Whether you believe his story or not, the NCAA is finally waking up to the fact that business as usual won't work anymore. Thank Kain Colter and his teammates at Northwestern for that in part. The race is on to see if the NCAA can reform itself enough to prevent critics from taking the next moves to force the issue.

It's not just the Northwestern union case that's forcing the NCAA's hand. It's also the Ed O'Bannon and Sam Keller lawsuit over revenues from using the names and likenesses of players to generate revenue for schools. It's lawsuits over concussions and the nature of non-negotiable college scholarships, where each school offers potential student athletes the same scholarship. Outside of college football, that would be considered price fixing and would be subject to anti-trust laws. The NCAA lost an anti-trust battle over television rights in the mid 1980's, and likely recognizes they can lose here again.

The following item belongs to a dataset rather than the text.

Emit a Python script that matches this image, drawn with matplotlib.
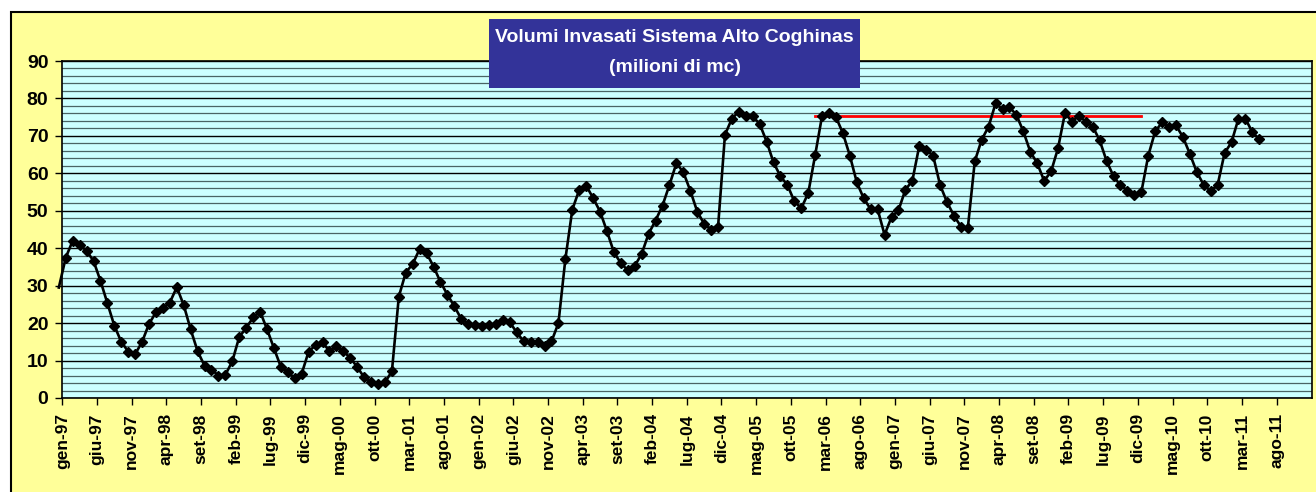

SB Nation has provided a fairly comprehensive overview over what the NCAA is doing to change itself to try and ward off unions and further litigation. It starts with allowing the "Big Five " to modify the rules. It starts with funding the true cost of college for players. Players will be able to receive money to travel home and get their family to championship events. The "Big Five" claim that their plans to rectify these issues in the past have been thwarted by smaller schools that can't afford giving athletes more.  Now, with the NCAA recognizing that it a losing battle, the smaller schools are agreeing to allow the Big Five to make those changes. Smaller schools likely will be allowed to do the same, either at a school or conference level. Basketball schools such as Creighton might choose to fund basketball scholarships the same way as a Big Ten school like Nebraska would, in order to attract the same level of recruit.  A smaller division 1 school like Nebraska-Omaha likely wouldn't, because they aren't competing with the Nebraskas of the college world for recruits.

Many other ideas are going to be floated, and one of the most significant would be limiting the number of hours that athletes spend on sports. The NCAA argues that athletes can only spend 20 "countable" hours on sports each week, but in reality, the NCAA only counts a fraction of the hours that players spend watching film and in workouts that aren't official practices. The National Labor Relations Board found that the demands on Northwestern players' time were a factor in determining that athletes were indeed employees. Other changes that likely will be floated include four-year scholarship guarantees (no pulling scholarships from a player who isn't panning out so that the coach can give it  to an incoming freshman) and long-term insurance to cover injuries that affect players beyond their playing career.

And let's not forget the Ed O'Bannon case. EA Sports has already waived the white flag and folded their long running NCAA Football video game, recognizing that the video game manufacturer could no longer profit from using the likenesses of college athletes.  Eventually the NCAA will have to acknowledge that schools profit from the likenesses of college athletes, and some sort of compensation is going to evolve. Just look at the jerseys for sale at Huskers.com; you can't tell me that it's just a coincidence that they mostly sell jerseys numbered 3, 8, 22, and 93.

The process starts with the NCAA enabling the big football conferences to expand their rules. The conference commissioners and athletic directors know that current policies aren't sustainable over the long-term, so the question is what they'll agree to do voluntarily, as opposed to waiting to lose in court.

But what about the Northwestern union vote? I suspect that it's unlikely that a union will officially form at Northwestern this year. I suspect the legal wrangling over the NLRB decision is going to take years, not weeks or months, to resolve. And even if the legal case resolves itself quickly, my gut feel is that current players are too loyal to Northwestern and head coach Pat Fitzgerald to authorize a union in 2013. Former quarterback Kain Colter may have led the charge to form a union, but his eligibility is now exhausted. Trevor Siemian won't be splitting snaps at quarterback, and he's been outspoken against the union. I suspect that, when it comes down to it, players will stand with their current leader, and not their past.  No matter how the players vote, it may be a while, if ever, before we learn what they decide.